In 2017 we spent 75% of our time on direct customer-oriented activity, of which 50% of total time spent was devoted to processing applications. This is in accordance with the priorities set out in the letter of allocation for NIPO for 2017. A symbol of good use of resources is correct quality, and the quality of application processing was nurtured well throughout the year. This is evidenced both by the results of our internal quality efforts and by an external ISO 9001 audit performed in 2017. ICT security was chosen as a topic in this audit. The results of this audit will contribute to further strengthening the work on ICT security at NIPO.

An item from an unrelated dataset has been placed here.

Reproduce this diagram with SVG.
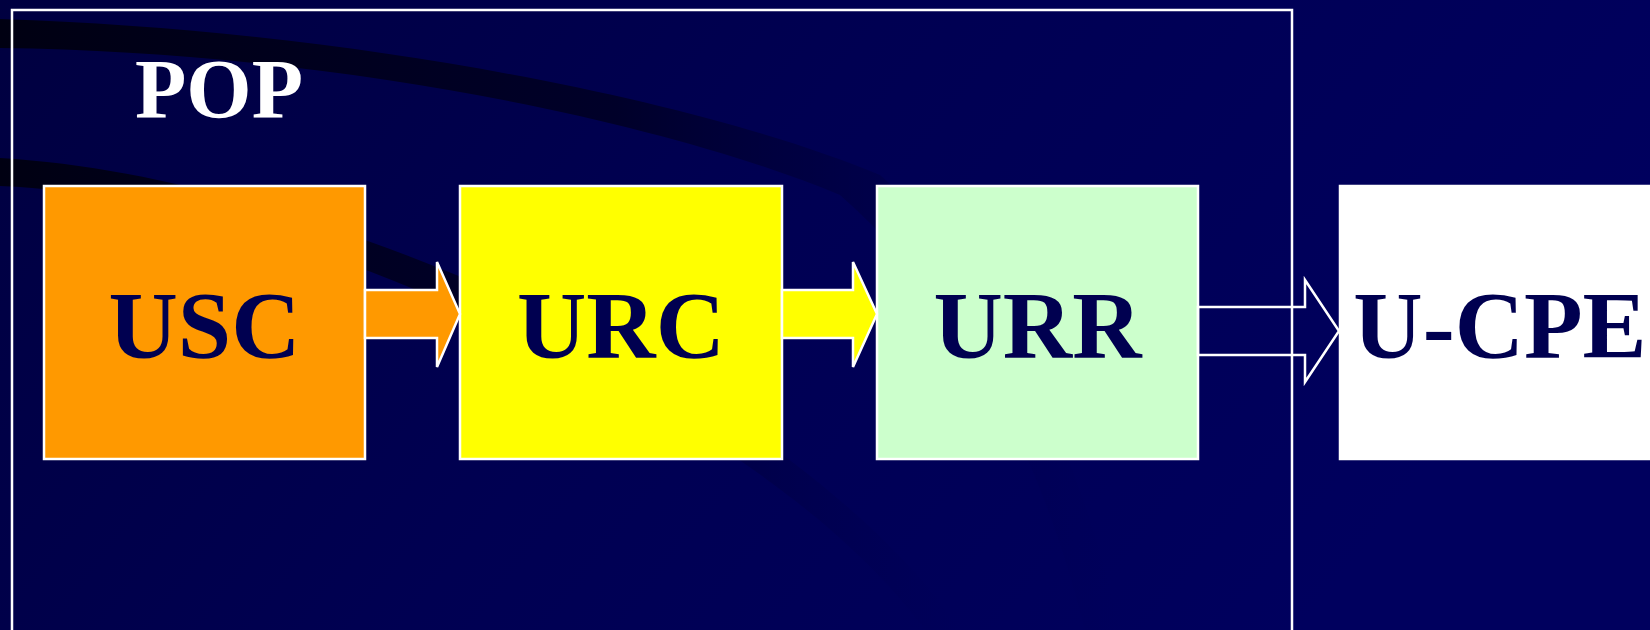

In 2017 we used the resources we had available, put the most important priorities into practice, fulfilled our objectives and at the same time achieved good customer satisfaction. With this in mind, I consider that in 2017 we overall made effective and sensible use of available resources.

Expectations for 2018

2017 marked the end of NIPO's strategy 2013-2017. A great deal has been achieved, the parliamentary white paper on IPR from 2013 has been signed out, we have increased our customer focus, improved the efficiency of case processing and strengthened our cooperation with the rest of the innovation system and with the IPR industry. In 2018 NIPO enters a new strategy period, in which we aspire to become one of the top five IPR authorities in Europe. We intend in particular to improve our application procedures in 2018. We will also adapt the organisation to the improved application processes and the new strategy. We will do this at the same time as dealing with an increasing intake of applications. 2018 will therefore be a demanding and exciting year for NIPO.